The complaint in Doe, et al. v. Ventura, et al. alleges that the sodomy statute is unconstitutional because it violates the right of privacy guaranteed by the Minnesota Constitution. The lawsuit requests that the court declare the statute void and that Minnesota Governor Jesse Ventura and Attorney General Mike Hatch be enjoined from enforcing it.

The Minnesotans named in the lawsuit are at risk of being prosecuted or otherwise adversely affected by the law because they each engage and continue to engage in private, noncommercial, consensual acts prohibited by the sodomy statute. Representing the vast number of adult Minnesotans who are at risk under the sodomy law, they include:

  • A quadriplegic married man who lives in Minneapolis, identified for privacy reasons only as “John Doe.” Because of his disability, the only forms of intimacy he is capable of engaging in with his wife are among those criminalized under the sodomy statute.
  • A married elementary school teacher who lives in Minneapolis, Mark Roe. Teachers can lose their credentials if they are found to be violating state law, including the sodomy statute.
  • A lesbian attorney in Minneapolis, who lives in a rented townhouse. Identified as “Jane Doe” in the lawsuit, she could face eviction from her home because her lease prohibits illegal activity.
  • A gay law student in Minneapolis, Phil Duran, who lives in an apartment with a similar lease.
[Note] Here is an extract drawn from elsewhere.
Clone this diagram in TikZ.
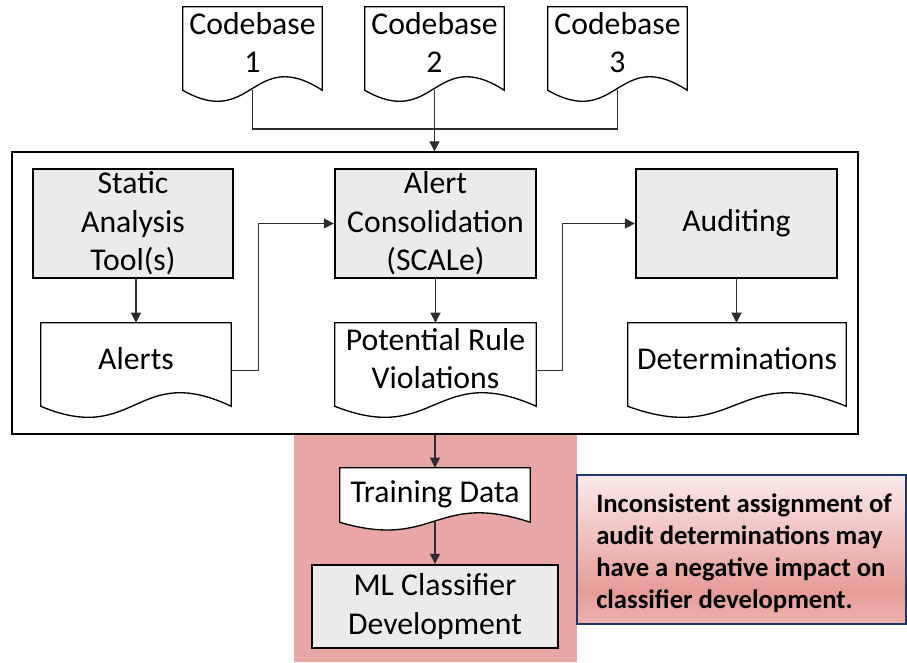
\documentclass[tikz,border=0pt]{standalone}
\usepackage{fontspec}
\setmainfont{Carlito}
\usetikzlibrary{arrows.meta,calc,fit}
\definecolor{pinkbg}{RGB}{232,167,164}
\definecolor{boxgray}{RGB}{235,235,235}
\definecolor{navy}{RGB}{31,56,100}
\definecolor{noteTop}{RGB}{251,234,234}
\definecolor{noteMid}{RGB}{230,156,151}
\definecolor{noteBot}{RGB}{238,178,175}
\definecolor{connc}{RGB}{45,45,45}
\pgfdeclareverticalshading{noteshade}{100bp}{color(0bp)=(noteBot); color(25bp)=(noteBot); color(36bp)=(noteMid); color(75bp)=(noteTop); color(100bp)=(noteTop)}
\tikzset{
  txt/.style={align=center, inner sep=0pt, font=\fontsize{23.8pt}{29pt}\selectfont},
  graybox/.style={draw=black, line width=1.7pt, fill=boxgray, inner sep=0pt},
  docline/.style={draw=black, line width=1pt, fill=white},
  conn/.style={draw=connc, line width=0.8pt},
  arr/.style={conn, -{Triangle[length=7.5pt,width=7.5pt]}},
}
% name, corner NW, corner SE (side bottom), wave amplitude, text shift, text
\newcommand\docnode[6]{%
  \node[fit={#2 #3}, inner sep=0pt] (#1) {};
  \draw[docline] (#1.north west) -- (#1.north east) -- (#1.south east)
    .. controls ($(#1.south)+(0,-4.5*#4)$) and ($(#1.south)+(0,4*#4)$) .. (#1.south west) -- cycle;
  \node[txt] (#1T) at ($(#1.center)+(0,#5)$) {#6};
}
% name, corner NW, corner SE, text
\newcommand\procnode[4]{%
  \node[graybox, fit={#2 #3}] (#1) {};
  \node[txt] (#1T) at (#1.center) {#4};
}
\begin{document}
\begin{tikzpicture}[x=0.75pt,y=-0.75pt]
\useasboundingbox (0,0) rectangle (907,662);
% pink zone
\node[fit={(294,434)(577,662)}, fill=pinkbg, inner sep=0pt] (zone) {};
% outer frame
\node[fit={(12,152)(858,434)}, draw=black, line width=1pt, fill=white, inner sep=0pt] (outer) {};
% codebases
\docnode{cbA}{(183,7)}{(322,90)}{10}{-6}{Codebase\\1}
\docnode{cbB}{(365,7)}{(504,90)}{10}{-6}{Codebase\\2}
\docnode{cbC}{(548,7)}{(687,90)}{10}{-6}{Codebase\\3}
% process boxes
\procnode{sat}{(33,169)}{(233,278)}{Static\\Analysis\\Tool(s)}
\procnode{cons}{(335,169)}{(536,278)}{Alert\\Consolidation\\(SCALe)}
\procnode{aud}{(636,169)}{(837,278)}{Auditing}
% documents
\docnode{alerts}{(41,323)}{(231,406)}{10}{-6}{Alerts}
\docnode{prv}{(335,323)}{(536,406)}{10}{-6}{Potential Rule\\Violations}
\docnode{det}{(628,323)}{(846,406)}{10}{-6}{Determinations}
\docnode{train}{(340,468)}{(530,522)}{7}{-1}{Training Data}
\procnode{ml}{(312,565)}{(558,648)}{ML Classifier\\Development}
% callout
\node[fit={(577,475)(906,624)}, draw=navy, line width=1.5pt, shading=noteshade, inner sep=0pt] (note) {};
\node[anchor=west, align=left, inner sep=0pt, font=\bfseries\fontsize{20pt}{24pt}\selectfont] (noteT) at ($(note.west)+(20,4)$) {Inconsistent assignment of\\audit determinations may\\have a negative impact on\\classifier development.};
% connectors
\coordinate (cbjoin) at (435,129);
\draw[conn] (cbA.south) |- (cbjoin) -| (cbC.south);
\draw[arr] (cbB.south) -- (cbB.south |- outer.north);
\draw[arr] (alerts.north |- sat.south) -- (alerts.north);
\draw[arr] ($(alerts.east)+(0,6)$) -- ++(27,0) |- (cons.west);
\draw[arr] (cons.south) -- (cons.south |- prv.north);
\draw[arr] ($(prv.east)+(0,6)$) -- ++(26,0) |- (aud.west);
\draw[arr] (aud.south) -- (aud.south |- det.north);
\draw[arr] (outer.south) -- (outer.south |- train.north);
\draw[arr] (train.south) -- (train.south |- ml.north);
\end{tikzpicture}
\end{document}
Duran plans to take the state bar exam in July — a test that could be moot because individuals who violate state law, including the sodomy statute, can be disbarred.
  • A divorced gay man in Minneapolis, Kim Nyhus, who has visitation rights with his children. A former Methodist minister who is now working toward Episcopal ordination, Nyhus fears losing visitation with his children because of the state sodomy statute.
  • The Minnesota Lavender Bar Association, a group of and for lesbian, gay, bisexual and transgendered lawyers and law students. The Association is a plaintiff on behalf of its members statewide, who are directly threatened by the sodomy statute.

Generally, sodomy laws prohibit oral and anal sex, even between consenting adults. In 1961, all 50 states (as well as Puerto Rico and the District of Columbia) had sodomy laws on the books. Since then, legislatures in 25 states (including those neighboring Minnesota) have repealed their sodomy laws. The ACLU and other groups have successfully challenged sodomy laws in state courts, arguing that they violate state constitutions.
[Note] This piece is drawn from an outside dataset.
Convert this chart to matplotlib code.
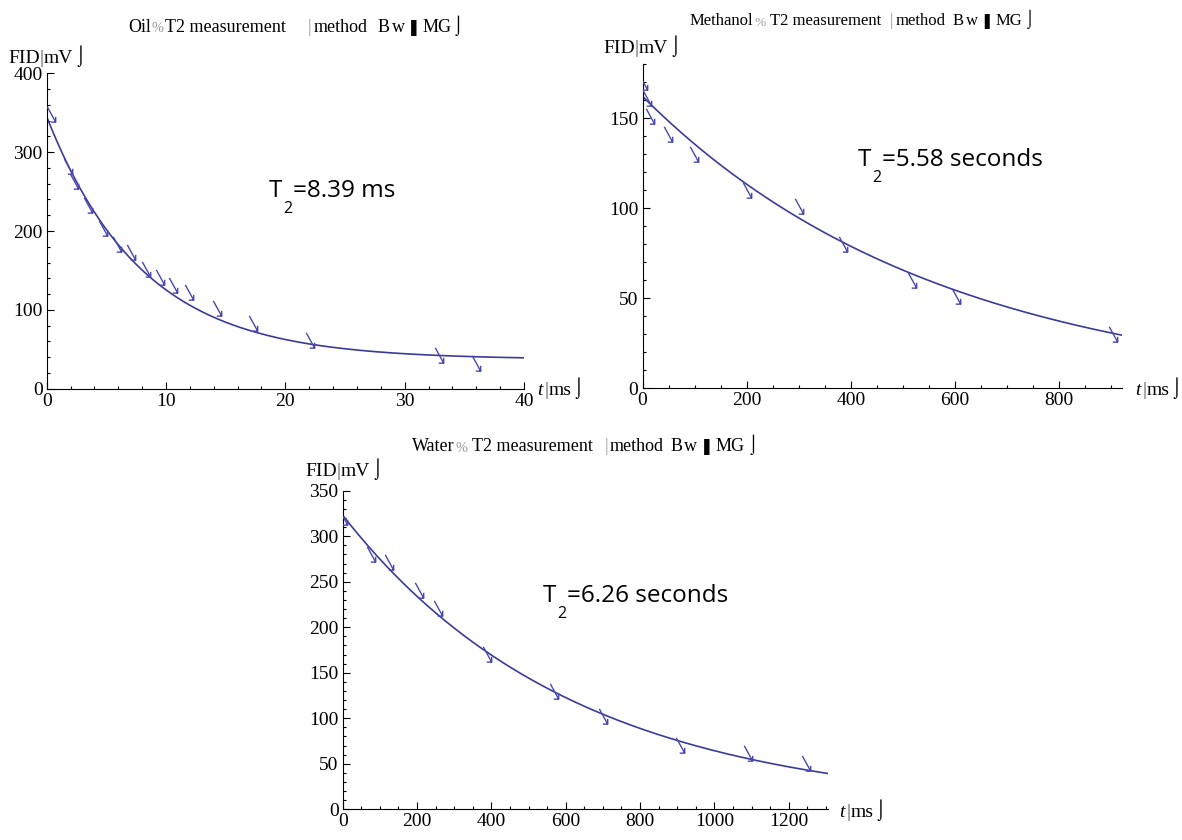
import numpy as np
import matplotlib.pyplot as plt
from matplotlib.path import Path
from matplotlib.ticker import MultipleLocator

# measured points (t in ms, FID in mV)
oil_t = [0.4, 1.8, 2.3, 3.5, 4.7, 5.9, 7.1, 8.3, 9.5, 10.6, 11.9, 14.3, 17.3, 22.1, 32.9, 36.0]
oil_fid = [349, 283, 263, 233, 204, 184, 173, 152, 142, 132, 123, 102, 83, 62, 43, 32]

meoh_t = [0, 8, 14, 48, 99, 200, 300, 385, 518, 602, 904]
meoh_fid = [170, 161, 151, 141, 130, 110, 101, 80, 60, 51, 30]

water_t = [2, 75, 125, 204, 257, 387, 569, 700, 908, 1091, 1247]
water_fid = [321, 281, 272, 241, 221, 171, 130, 102, 71, 62, 51]

# fitted curves: offset, amplitude, decay constant (ms)
oil_fit = (37.1, 307.9, 8.0)
meoh_fit = (-4.0, 166.0, 575.0)
water_fit = (0.0, 323.0, 620.0)

oil_label = "=8.39 ms"
meoh_label = "=5.58 seconds"
water_label = "=6.26 seconds"

W, H = 1182, 840
serif = ['Liberation Serif', 'DejaVu Sans']
plt.rcParams['font.family'] = serif

LINE = '#3b3b9a'
MARK = '#4848b0'
GREY = '#9a9a9a'

# arrow-like marker as drawn by the original software
arrow = Path([(-0.55, 1.0), (0.55, -1.0), (0.55, -0.3), (0.55, -1.0), (-0.1, -1.0)],
             [Path.MOVETO, Path.LINETO, Path.MOVETO, Path.LINETO, Path.LINETO])

fig = plt.figure(figsize=(W / 100, H / 100), dpi=100)
holder = fig.add_axes([0, 0, 1, 1])
holder.axis('off')


def put(x, y, s, size, color='black', **kw):
    # x, y in pixels from the top-left corner, y is the baseline
    return fig.text(x / W, 1 - y / H, s, fontsize=size, color=color,
                    ha='left', va='baseline', **kw)


def chain(x, y, parts):
    # parts: (text, colour, size, gap in px before it, style)
    s, c, fs, gap, st = parts[0]
    first = put(x, y, s, fs, c, style=st)
    prev = first
    for s, c, fs, gap, st in parts[1:]:
        prev = holder.annotate(s, xy=(1, 0), xycoords=(prev, first), xytext=(gap * 0.72, 0),
                               textcoords='offset points', ha='left', va='bottom',
                               color=c, fontsize=fs, style=st, annotation_clip=False)


def make_ax(l, t, r, b):
    ax = fig.add_axes([l / W, 1 - b / H, (r - l) / W, (b - t) / H])
    for s in ['top', 'right']:
        ax.spines[s].set_visible(False)
    for s in ['left', 'bottom']:
        ax.spines[s].set_linewidth(0.8)
    ax.tick_params(which='both', direction='in', width=0.8, labelsize=14, pad=3)
    ax.tick_params(which='major', length=5)
    ax.tick_params(which='minor', length=2.5)
    ax.patch.set_alpha(0)
    return ax


def draw(ax, t, fid, fit, xmax):
    off, amp, tau = fit
    tt = np.linspace(0, xmax, 400)
    ax.plot(tt, off + amp * np.exp(-tt / tau), color=LINE, lw=1.2, zorder=2)
    ax.plot(t, fid, ls='none', marker=arrow, ms=11, mfc='none', mec=MARK, mew=1.0, zorder=3)


def title(x, y, size, name, gaps):
    n = 'normal'
    words = [(name, 'black', size), ("%", GREY, size * 0.8), ("T2 measurement", 'black', size),
             ("|", GREY, size), ("method", 'black', size), ("B", 'black', size),
             ("w", 'black', size), ("\u275a", 'black', size * 0.9), ("MG", 'black', size),
             ("\u2321", 'black', size)]
    parts = [(s, c, fs, g, n) for (s, c, fs), g in zip(words, [0] + gaps)]
    chain(x, y, parts)


def ylab(x, y):
    chain(x, y, [("FID", 'black', 14, 0, 'normal'), ("|", '#555555', 14, 0, 'normal'),
                 ("mV", 'black', 14, 0, 'normal'), ("\u2321", 'black', 14, 1, 'normal')])


def xlab(x, y):
    chain(x, y, [("t", 'black', 14, 0, 'italic'), ("|", '#555555', 14, 2, 'normal'),
                 ("ms", 'black', 14, 0, 'normal'), ("\u2321", 'black', 14, 1, 'normal')])


def t2(x, y, label):
    put(x, y, "T", 17.5, family='Open Sans')
    put(x + 14, y + 16, "2", 11.5, family='Open Sans')
    put(x + 24, y, label, 17.5, family='Open Sans')


# Oil
ax1 = make_ax(46.7, 73.3, 524, 388.7)
draw(ax1, oil_t, oil_fid, oil_fit, 40)
ax1.set_xlim(0, 40)
ax1.set_ylim(0, 400)
ax1.xaxis.set_major_locator(MultipleLocator(10))
ax1.xaxis.set_minor_locator(MultipleLocator(2))
ax1.yaxis.set_major_locator(MultipleLocator(100))
ax1.yaxis.set_minor_locator(MultipleLocator(20))
title(128, 31.5, 13, "Oil", [1, 1, 22, 2, 10, 3, 2, 2, 1])
ylab(8, 63)
xlab(537, 395)
t2(269, 197, oil_label)

# Methanol
ax2 = make_ax(642.6, 64, 1121.7, 388.3)
draw(ax2, meoh_t, meoh_fid, meoh_fit, 920)
ax2.set_xlim(0, 920)
ax2.set_ylim(0, 180)
ax2.xaxis.set_major_locator(MultipleLocator(200))
ax2.xaxis.set_minor_locator(MultipleLocator(50))
ax2.yaxis.set_major_locator(MultipleLocator(50))
ax2.yaxis.set_minor_locator(MultipleLocator(10))
title(690, 25, 12, "Methanol", [1, 4, 9, 2, 7, 2, 3, 2, 3])
ylab(603, 53)
xlab(1135, 395)
t2(858, 166, meoh_label)

# Water
ax3 = make_ax(342.7, 490.7, 827.7, 809.3)
draw(ax3, water_t, water_fid, water_fit, 1305)
ax3.set_xlim(0, 1305)
ax3.set_ylim(0, 350)
ax3.xaxis.set_major_locator(MultipleLocator(200))
ax3.xaxis.set_minor_locator(MultipleLocator(50))
ax3.yaxis.set_major_locator(MultipleLocator(50))
ax3.yaxis.set_minor_locator(MultipleLocator(10))
title(412, 451, 13, "Water", [1, 4, 12, 2, 6, 2, 3, 2, 3])
ylab(305, 476)
xlab(839, 817)
t2(543, 602, water_label)

fig.savefig('out.png', dpi=100, facecolor='white')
Since 1993, the ACLU has helped overturn sodomy laws in Kentucky, Tennessee, Montana, Georgia and Maryland. The ACLU is currently helping challenge sodomy laws in Louisiana, Virginia and Puerto Rico. Currently 18 states retain their sodomy statutes. Of those, five apply only to lesbians and gay men.

Sodomy laws have been used nationwide to deny a variety of basic civil rights to people, particularly lesbians and gay men, according to Michael Adams, Associate Director of the ACLU Lesbian and Gay Rights Project. “We regularly work with people who have been arrested or threatened with arrest, as well as people who have lost their jobs and their children because they are technically criminals in states with sodomy laws,” Adams said.

Indeed, as recently as 1997, a man in Beltrami County in northern Minnesota was prosecuted under the state sodomy law for private, noncommercial, consensual conduct with an adult.

Because even sodomy laws that legally apply to everyone are often used selectively against lesbians and gay men, they have been a potent political weapon for those who oppose equal civil rights. In Minnesota, the sodomy law was used for years to help prevent passage of a state law banning discrimination based on sexual orientation. That law was finally enacted in 1993.

In addition to Nelson of the MCLU and Adams of the ACLU Lesbian and Gay Rights Project, Timothy Branson, from the Minneapolis law firm of Dorsey and Whitney, is a Volunteer Attorney on the case filed today.